I don’t know about you, but, as someone with an obsession with the botanical world, the dark days of December are always a source of huge frustration for me. It’s not just that as plants slide into dormancy and you don’t get to see as much growth and life around you, but you have only a few fleeting hours of daylight in which to do so. Add to that the fact that the ground is often so sodden that stepping on it can damage soil structure, meaning whole swathes of most gardens become no-go zones, and it can feel like living with your hands tied behind you.
Fortunately, technology has come to the rescue for me. Thanks to the amazing connectivity of Instagram, even when it is soaking wet and pitch black outside, I can learn fascinating horticultural techniques, discover new plants I had never heard of before and drool over the work of the world’s best garden designers. I feel it has democratised garden media in a way never seen before, opening us up to all sorts of global influences. So here are my current favourite accounts that are “must follows” this winter, to inspire you for the spring.

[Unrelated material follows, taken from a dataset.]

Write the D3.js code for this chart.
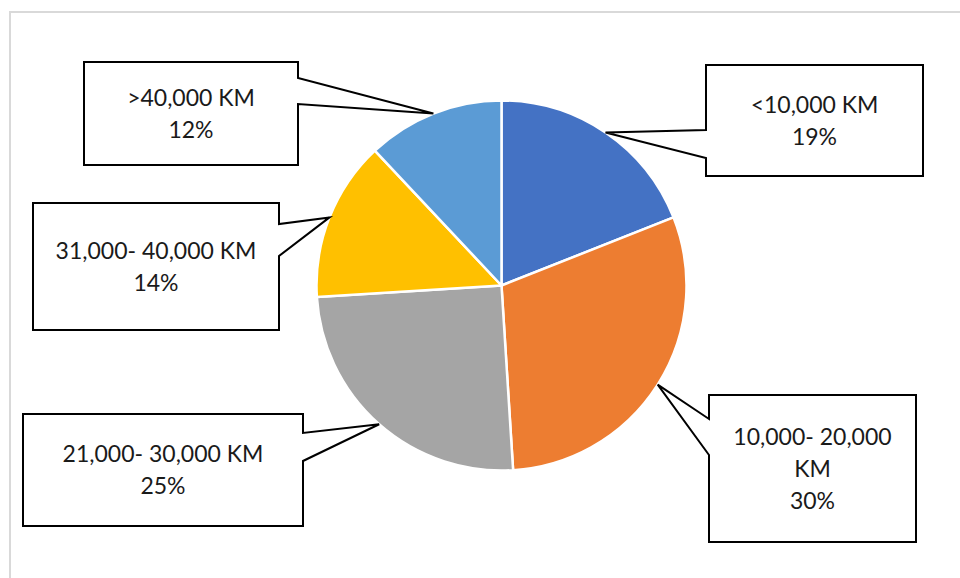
<!DOCTYPE html>
<html>
<head>
<meta charset="utf-8">
<script src="https://cdn.jsdelivr.net/npm/d3@7"></script>
<style>
  html, body { margin: 0; padding: 0; background: #fff; }
  svg { display: block; }
</style>
</head>
<body>
<svg id="chart" width="960" height="578"></svg>
<script>
// Distance bands and their share of the total
const categories = ["<10,000 KM", "10,000- 20,000 KM", "21,000- 30,000 KM", "31,000- 40,000 KM", ">40,000 KM"];
const values = [19, 30, 25, 14, 12];
const colors = ["#4472C4", "#ED7D31", "#A5A5A5", "#FFC000", "#5B9BD5"];
// Lines of text shown in each callout
const labelLines = [
  ["<10,000 KM", "19%"],
  ["10,000- 20,000", "KM", "30%"],
  ["21,000- 30,000 KM", "25%"],
  ["31,000- 40,000 KM", "14%"],
  [">40,000 KM", "12%"]
];

const W = 960, H = 578;
const svg = d3.select("#chart");

// chart area frame
svg.append("rect")
  .attr("x", 10).attr("y", 12)
  .attr("width", W).attr("height", H)
  .attr("fill", "#fff")
  .attr("stroke", "#d9d9d9").attr("stroke-width", 2);

const cx = 501.5, cy = 285.5, R = 185;

const pie = d3.pie().sort(null).value(d => d)(values);
const arc = d3.arc().innerRadius(0).outerRadius(R);
const edge = d3.arc().innerRadius(R).outerRadius(R);

const g = svg.append("g").attr("transform", `translate(${cx},${cy})`);
g.selectAll("path.slice")
  .data(pie)
  .join("path")
  .attr("class", "slice")
  .attr("d", arc)
  .attr("fill", (d, i) => colors[i])
  .attr("stroke", "#fff")
  .attr("stroke-width", 2.5)
  .attr("stroke-linejoin", "round");

// callout boxes: rectangle plus a wedge that points at the slice edge
const boxes = [
  { x: 706, y: 65,  w: 217, h: 111, side: "left",  a: 65, b: 93 },
  { x: 709, y: 395, w: 207, h: 147, side: "left",  a: 24, b: 60 },
  { x: 23,  y: 414, w: 280, h: 112, side: "right", a: 19, b: 47 },
  { x: 33,  y: 203, w: 246, h: 127, side: "right", a: 21, b: 53 },
  { x: 84,  y: 62,  w: 214, h: 103, side: "right", a: 16, b: 42 }
];

const lineH = 32;
const fontSize = 23;

pie.forEach((p, i) => {
  const bx = boxes[i];
  const mid = (p.startAngle + p.endAngle) / 2;
  const c = edge.centroid({ startAngle: mid, endAngle: mid });
  const tx = cx + c[0], ty = cy + c[1];
  const L = bx.x, T = bx.y, Rt = bx.x + bx.w, B = bx.y + bx.h;
  let dPath;
  if (bx.side === "right") {
    dPath = `M${L},${T}H${Rt}V${T + bx.a}L${tx},${ty}L${Rt},${T + bx.b}V${B}H${L}Z`;
  } else {
    dPath = `M${L},${T}H${Rt}V${B}H${L}V${T + bx.b}L${tx},${ty}L${L},${T + bx.a}Z`;
  }
  svg.append("path")
    .attr("d", dPath)
    .attr("fill", "#fff")
    .attr("stroke", "#000")
    .attr("stroke-width", 2)
    .attr("stroke-linejoin", "miter");

  const lines = labelLines[i];
  const n = lines.length;
  const midY = T + bx.h / 2;
  const t = svg.append("text")
    .attr("font-family", "Lato, 'Open Sans', sans-serif")
    .attr("font-size", fontSize)
    .attr("fill", "#1a1a1a")
    .attr("text-anchor", "middle");
  lines.forEach((ln, k) => {
    t.append("tspan")
      .attr("x", L + bx.w / 2)
      .attr("y", midY + (k - (n - 1) / 2) * lineH + 8)
      .text(ln);
  });
});
</script>
</body>
</html>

First up is the Aussie bonsai designer Hugh Grant, who is behind the experimental bonsai studio and account @tree_makers. I grew up in Singapore – a culture that is mad about bonsai – but always found them severe and stoic. It’s an opinion that was changed little by living in the UK for 20 years. Yet, over the past year or so, this account has made me do a full horticultural about-turn. Its innovative, exploratory way of creating living sculptures with native plants from the Australian bush, borrowing and adapting ancient Asian techniques, is just so ingenious and refreshing. Not only are his posts beautiful, but they’re full of information about the ingenious ways they have achieved these looks.
One of the best ways to understand how to arrange planting combinations to aesthetic effect is to observe how they grow in the wild. That’s why I love @plantexpeditions run by botanist and explorer Guillermo Rivera, who posts astonishing photos of plants in the wilderness of Africa and South America, including many species better known to us as common garden plants. There’s so much inspiration to gather here.
Finally, it is always good to look outside your comfort zone. So while my natural inclination is to styles with a pared-back colour palette of soft greens inspired by nature, looking at accounts which do the opposite can really open up your eyes. The account of Danish-born UK-based floral designer @YanSkates for me is the epitome of that. Hugely theatrical, floral-dominated schemes in surrealistic multicolour should be stuff I just can’t cope with, but somehow this guy just makes it so beautifully weird and zany. I learn something new with every post.